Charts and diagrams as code

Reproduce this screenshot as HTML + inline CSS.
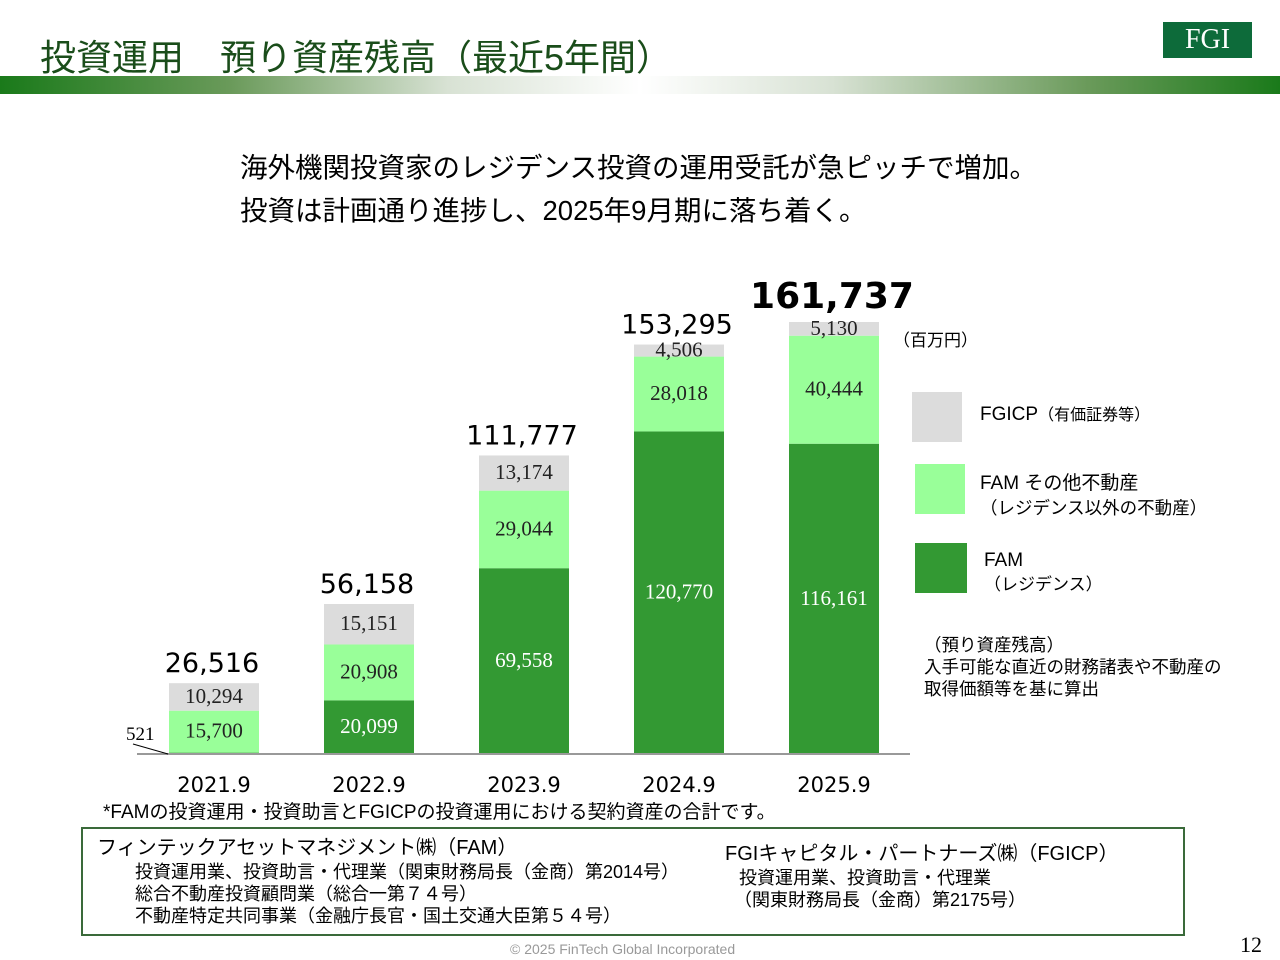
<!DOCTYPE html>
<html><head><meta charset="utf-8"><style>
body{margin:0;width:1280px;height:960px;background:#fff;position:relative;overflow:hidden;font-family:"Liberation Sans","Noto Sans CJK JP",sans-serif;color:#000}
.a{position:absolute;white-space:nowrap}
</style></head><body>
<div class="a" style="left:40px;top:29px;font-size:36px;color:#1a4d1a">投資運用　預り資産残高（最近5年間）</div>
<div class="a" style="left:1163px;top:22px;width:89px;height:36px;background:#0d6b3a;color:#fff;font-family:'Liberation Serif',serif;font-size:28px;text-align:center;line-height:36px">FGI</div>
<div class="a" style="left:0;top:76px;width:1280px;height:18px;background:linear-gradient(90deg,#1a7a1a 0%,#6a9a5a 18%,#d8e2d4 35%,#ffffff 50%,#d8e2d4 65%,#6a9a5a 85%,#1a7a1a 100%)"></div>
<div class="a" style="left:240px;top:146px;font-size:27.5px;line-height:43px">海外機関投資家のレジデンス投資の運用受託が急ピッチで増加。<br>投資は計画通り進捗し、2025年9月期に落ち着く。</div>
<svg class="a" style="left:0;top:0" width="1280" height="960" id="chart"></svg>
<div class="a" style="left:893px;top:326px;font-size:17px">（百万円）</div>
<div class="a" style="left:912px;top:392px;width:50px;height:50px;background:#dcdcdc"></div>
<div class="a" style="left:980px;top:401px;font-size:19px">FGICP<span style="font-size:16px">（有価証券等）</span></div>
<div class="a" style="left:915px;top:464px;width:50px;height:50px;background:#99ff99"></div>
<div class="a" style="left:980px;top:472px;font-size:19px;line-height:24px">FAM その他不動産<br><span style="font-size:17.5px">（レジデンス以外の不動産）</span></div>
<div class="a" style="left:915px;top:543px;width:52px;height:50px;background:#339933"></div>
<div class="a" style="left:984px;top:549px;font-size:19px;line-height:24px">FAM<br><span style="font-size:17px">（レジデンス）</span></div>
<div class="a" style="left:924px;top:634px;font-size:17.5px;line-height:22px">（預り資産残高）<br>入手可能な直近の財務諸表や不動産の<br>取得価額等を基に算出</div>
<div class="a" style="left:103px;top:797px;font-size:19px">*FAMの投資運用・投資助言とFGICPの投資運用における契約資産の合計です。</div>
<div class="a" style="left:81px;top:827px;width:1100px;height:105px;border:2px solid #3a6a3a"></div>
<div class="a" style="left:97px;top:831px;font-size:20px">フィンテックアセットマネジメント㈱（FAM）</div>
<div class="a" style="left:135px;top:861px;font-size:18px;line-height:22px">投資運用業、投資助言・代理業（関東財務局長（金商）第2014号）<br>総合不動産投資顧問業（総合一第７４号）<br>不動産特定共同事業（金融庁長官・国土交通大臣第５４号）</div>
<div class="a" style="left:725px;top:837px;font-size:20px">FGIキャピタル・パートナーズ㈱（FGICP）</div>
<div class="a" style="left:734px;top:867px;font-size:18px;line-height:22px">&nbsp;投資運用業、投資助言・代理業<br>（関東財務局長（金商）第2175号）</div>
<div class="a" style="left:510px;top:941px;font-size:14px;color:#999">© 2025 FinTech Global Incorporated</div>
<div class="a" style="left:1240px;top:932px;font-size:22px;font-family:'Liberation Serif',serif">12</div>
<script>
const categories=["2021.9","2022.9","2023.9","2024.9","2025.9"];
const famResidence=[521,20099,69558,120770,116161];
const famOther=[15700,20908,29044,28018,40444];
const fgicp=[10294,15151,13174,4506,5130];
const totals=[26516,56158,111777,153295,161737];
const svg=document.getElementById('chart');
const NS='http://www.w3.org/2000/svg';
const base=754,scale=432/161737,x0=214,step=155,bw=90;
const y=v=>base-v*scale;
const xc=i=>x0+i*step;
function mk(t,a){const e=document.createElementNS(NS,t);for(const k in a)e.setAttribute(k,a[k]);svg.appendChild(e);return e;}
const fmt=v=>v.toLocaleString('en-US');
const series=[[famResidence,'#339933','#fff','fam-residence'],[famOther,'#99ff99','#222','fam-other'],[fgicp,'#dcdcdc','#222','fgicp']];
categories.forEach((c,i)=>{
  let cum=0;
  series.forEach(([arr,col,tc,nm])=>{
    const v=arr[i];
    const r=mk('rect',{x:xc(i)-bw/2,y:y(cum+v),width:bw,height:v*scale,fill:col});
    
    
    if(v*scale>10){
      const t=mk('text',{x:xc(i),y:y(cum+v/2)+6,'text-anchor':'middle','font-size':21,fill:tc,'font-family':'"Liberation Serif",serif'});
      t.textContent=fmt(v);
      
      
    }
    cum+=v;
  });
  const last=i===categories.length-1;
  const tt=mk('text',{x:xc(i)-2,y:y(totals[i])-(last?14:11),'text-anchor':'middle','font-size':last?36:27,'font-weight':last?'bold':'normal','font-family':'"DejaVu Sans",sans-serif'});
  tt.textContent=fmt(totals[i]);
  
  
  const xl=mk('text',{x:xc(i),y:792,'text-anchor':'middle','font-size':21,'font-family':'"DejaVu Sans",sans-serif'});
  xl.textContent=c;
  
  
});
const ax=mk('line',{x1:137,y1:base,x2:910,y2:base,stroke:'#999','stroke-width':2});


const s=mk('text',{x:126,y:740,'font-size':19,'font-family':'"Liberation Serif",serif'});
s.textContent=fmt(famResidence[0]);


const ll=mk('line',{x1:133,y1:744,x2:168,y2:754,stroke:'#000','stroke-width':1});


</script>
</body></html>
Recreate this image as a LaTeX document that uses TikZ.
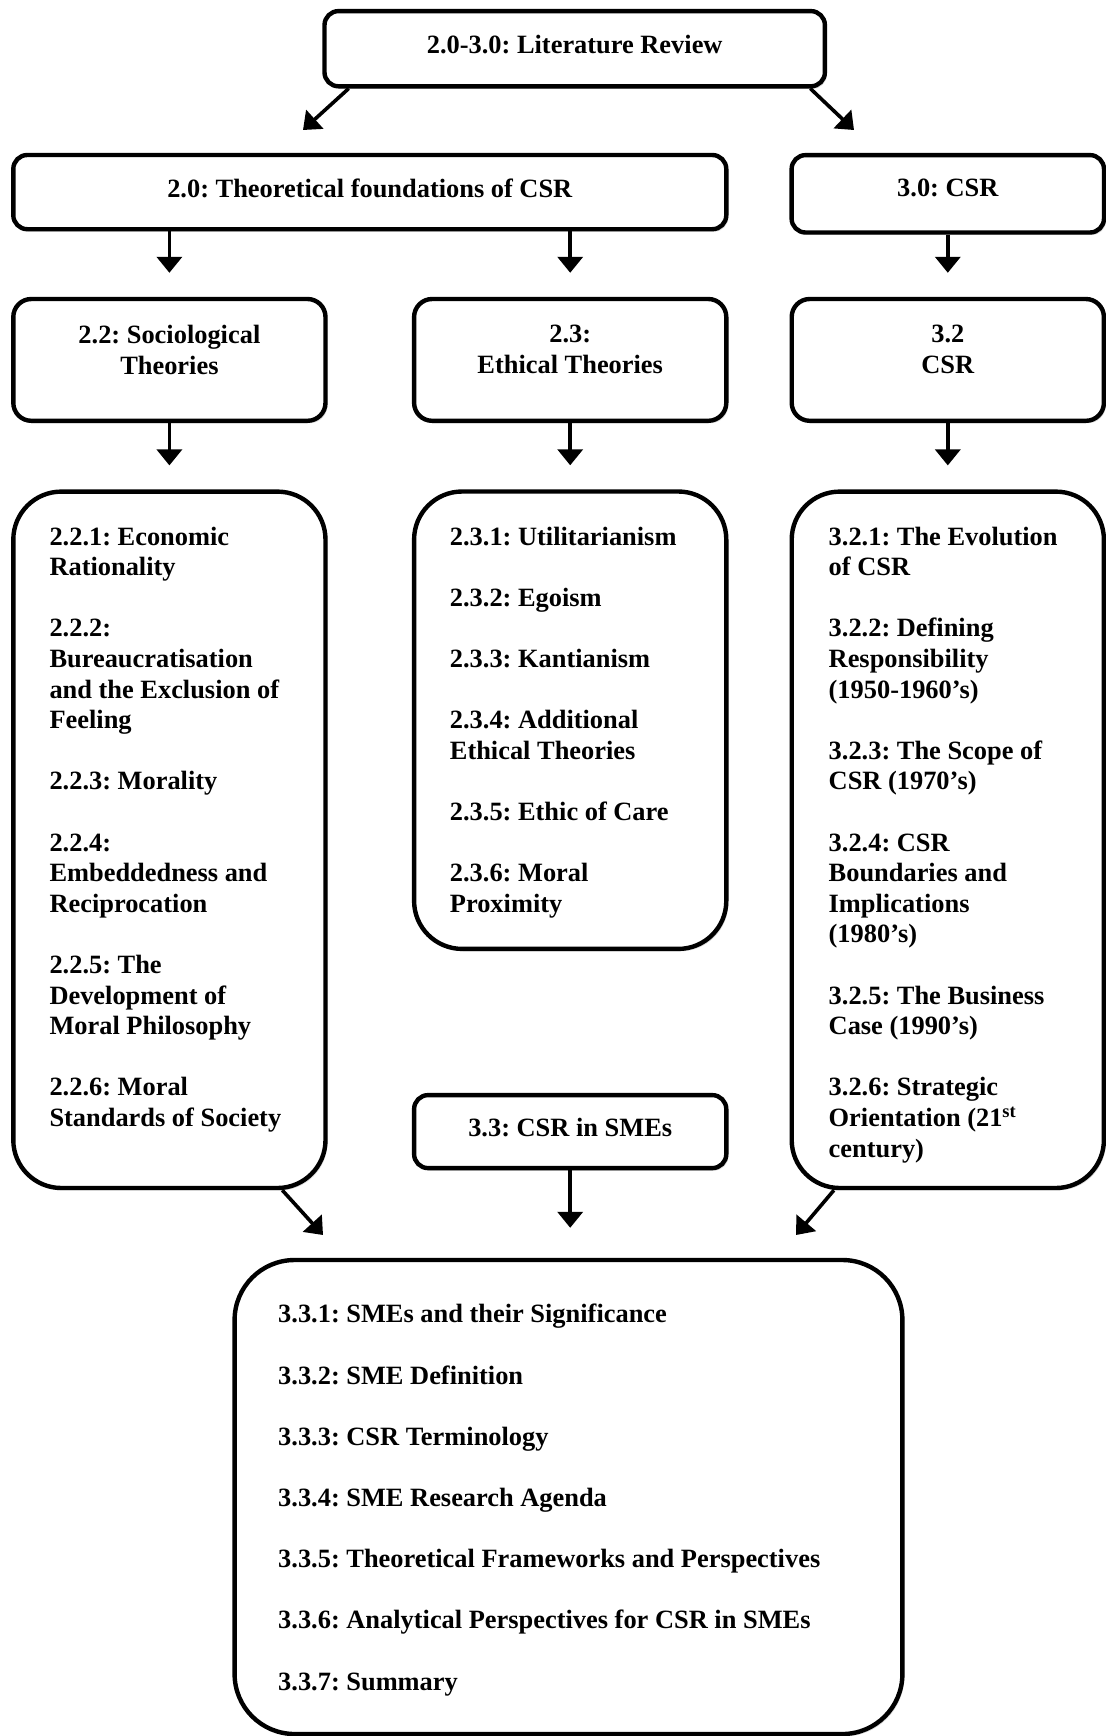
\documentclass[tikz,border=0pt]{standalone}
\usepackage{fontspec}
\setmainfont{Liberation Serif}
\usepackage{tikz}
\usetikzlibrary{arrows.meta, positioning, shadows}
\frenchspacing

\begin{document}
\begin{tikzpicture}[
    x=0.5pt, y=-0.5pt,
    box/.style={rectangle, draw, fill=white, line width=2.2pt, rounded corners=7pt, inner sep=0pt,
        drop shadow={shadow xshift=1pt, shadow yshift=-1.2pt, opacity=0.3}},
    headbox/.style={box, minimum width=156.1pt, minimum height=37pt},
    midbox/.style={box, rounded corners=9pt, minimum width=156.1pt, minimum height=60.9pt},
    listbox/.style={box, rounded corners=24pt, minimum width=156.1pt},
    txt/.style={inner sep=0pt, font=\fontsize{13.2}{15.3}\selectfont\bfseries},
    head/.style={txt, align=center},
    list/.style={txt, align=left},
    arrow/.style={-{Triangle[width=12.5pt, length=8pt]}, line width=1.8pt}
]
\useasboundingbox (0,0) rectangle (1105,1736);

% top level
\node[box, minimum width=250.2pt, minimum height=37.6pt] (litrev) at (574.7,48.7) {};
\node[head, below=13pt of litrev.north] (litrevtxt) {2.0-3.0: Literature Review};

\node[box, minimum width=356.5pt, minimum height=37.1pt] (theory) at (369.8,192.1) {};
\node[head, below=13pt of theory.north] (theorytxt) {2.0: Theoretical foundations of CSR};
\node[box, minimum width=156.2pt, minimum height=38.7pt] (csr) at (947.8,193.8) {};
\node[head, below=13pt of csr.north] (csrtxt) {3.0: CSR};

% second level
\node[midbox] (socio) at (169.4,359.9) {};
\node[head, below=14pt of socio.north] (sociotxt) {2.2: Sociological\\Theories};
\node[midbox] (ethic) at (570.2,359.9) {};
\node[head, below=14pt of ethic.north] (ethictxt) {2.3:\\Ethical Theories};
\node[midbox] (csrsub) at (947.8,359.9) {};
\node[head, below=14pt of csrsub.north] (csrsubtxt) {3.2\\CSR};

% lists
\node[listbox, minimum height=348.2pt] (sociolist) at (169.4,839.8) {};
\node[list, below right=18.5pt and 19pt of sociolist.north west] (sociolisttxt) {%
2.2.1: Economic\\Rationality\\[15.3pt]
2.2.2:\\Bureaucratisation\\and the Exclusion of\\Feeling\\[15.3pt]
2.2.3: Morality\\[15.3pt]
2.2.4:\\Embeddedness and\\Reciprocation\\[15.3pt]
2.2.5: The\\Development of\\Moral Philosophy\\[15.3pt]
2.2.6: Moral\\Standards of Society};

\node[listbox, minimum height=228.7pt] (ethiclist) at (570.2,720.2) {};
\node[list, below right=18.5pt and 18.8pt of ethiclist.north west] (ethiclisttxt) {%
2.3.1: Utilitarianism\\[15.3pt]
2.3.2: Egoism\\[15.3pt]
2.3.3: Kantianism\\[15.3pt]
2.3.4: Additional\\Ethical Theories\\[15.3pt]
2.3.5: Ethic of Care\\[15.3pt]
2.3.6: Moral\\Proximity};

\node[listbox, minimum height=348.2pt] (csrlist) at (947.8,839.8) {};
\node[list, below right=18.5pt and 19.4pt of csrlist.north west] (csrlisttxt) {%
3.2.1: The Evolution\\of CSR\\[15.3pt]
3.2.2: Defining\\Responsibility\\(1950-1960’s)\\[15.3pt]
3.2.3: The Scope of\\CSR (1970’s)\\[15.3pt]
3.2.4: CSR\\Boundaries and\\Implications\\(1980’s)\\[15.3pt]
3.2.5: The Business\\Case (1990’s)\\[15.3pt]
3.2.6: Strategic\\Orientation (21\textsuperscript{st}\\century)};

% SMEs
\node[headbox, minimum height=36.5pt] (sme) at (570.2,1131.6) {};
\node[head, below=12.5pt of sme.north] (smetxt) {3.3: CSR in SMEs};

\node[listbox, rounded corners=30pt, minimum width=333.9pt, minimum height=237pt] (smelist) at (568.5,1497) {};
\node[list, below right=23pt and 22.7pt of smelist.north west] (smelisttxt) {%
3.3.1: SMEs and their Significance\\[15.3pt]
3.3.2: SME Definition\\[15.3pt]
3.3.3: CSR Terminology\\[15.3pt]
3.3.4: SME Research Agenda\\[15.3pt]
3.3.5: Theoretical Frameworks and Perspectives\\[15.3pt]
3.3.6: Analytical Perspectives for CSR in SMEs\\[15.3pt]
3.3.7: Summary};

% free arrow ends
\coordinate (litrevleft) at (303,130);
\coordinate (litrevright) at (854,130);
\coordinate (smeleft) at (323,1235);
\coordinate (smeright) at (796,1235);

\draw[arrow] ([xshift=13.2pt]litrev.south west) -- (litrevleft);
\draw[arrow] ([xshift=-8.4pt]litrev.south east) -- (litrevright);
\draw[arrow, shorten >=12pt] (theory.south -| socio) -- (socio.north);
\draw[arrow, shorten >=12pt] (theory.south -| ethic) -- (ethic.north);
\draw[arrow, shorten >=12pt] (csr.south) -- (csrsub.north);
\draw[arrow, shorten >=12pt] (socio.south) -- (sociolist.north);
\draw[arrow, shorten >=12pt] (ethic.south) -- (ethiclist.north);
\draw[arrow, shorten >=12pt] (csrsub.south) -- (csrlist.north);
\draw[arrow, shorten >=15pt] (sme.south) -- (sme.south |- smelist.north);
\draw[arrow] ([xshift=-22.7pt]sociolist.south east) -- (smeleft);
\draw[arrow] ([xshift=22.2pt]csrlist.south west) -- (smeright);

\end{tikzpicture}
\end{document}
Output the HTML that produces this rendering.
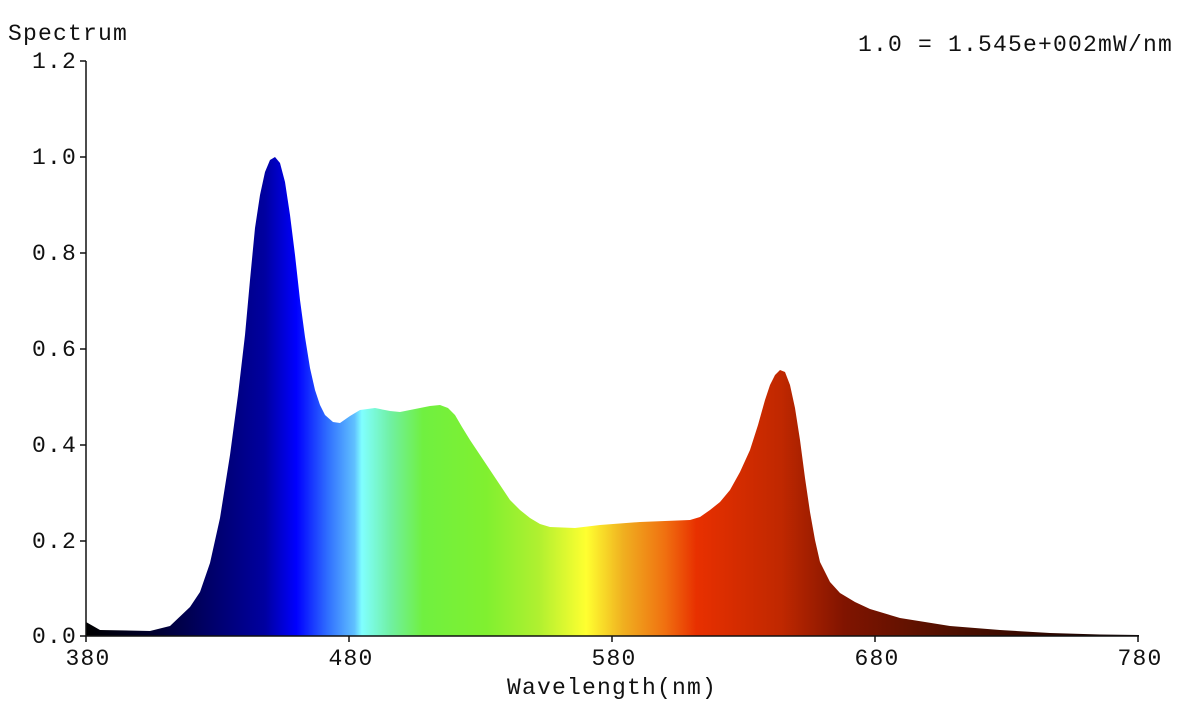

TASK:
From the records, copy every line that has the string "this" in it.

SOLUTION:
Reproduce this screenshot as HTML + inline CSS.
Recreate this image as a LaTeX document that uses TikZ.
Output the HTML that produces this rendering.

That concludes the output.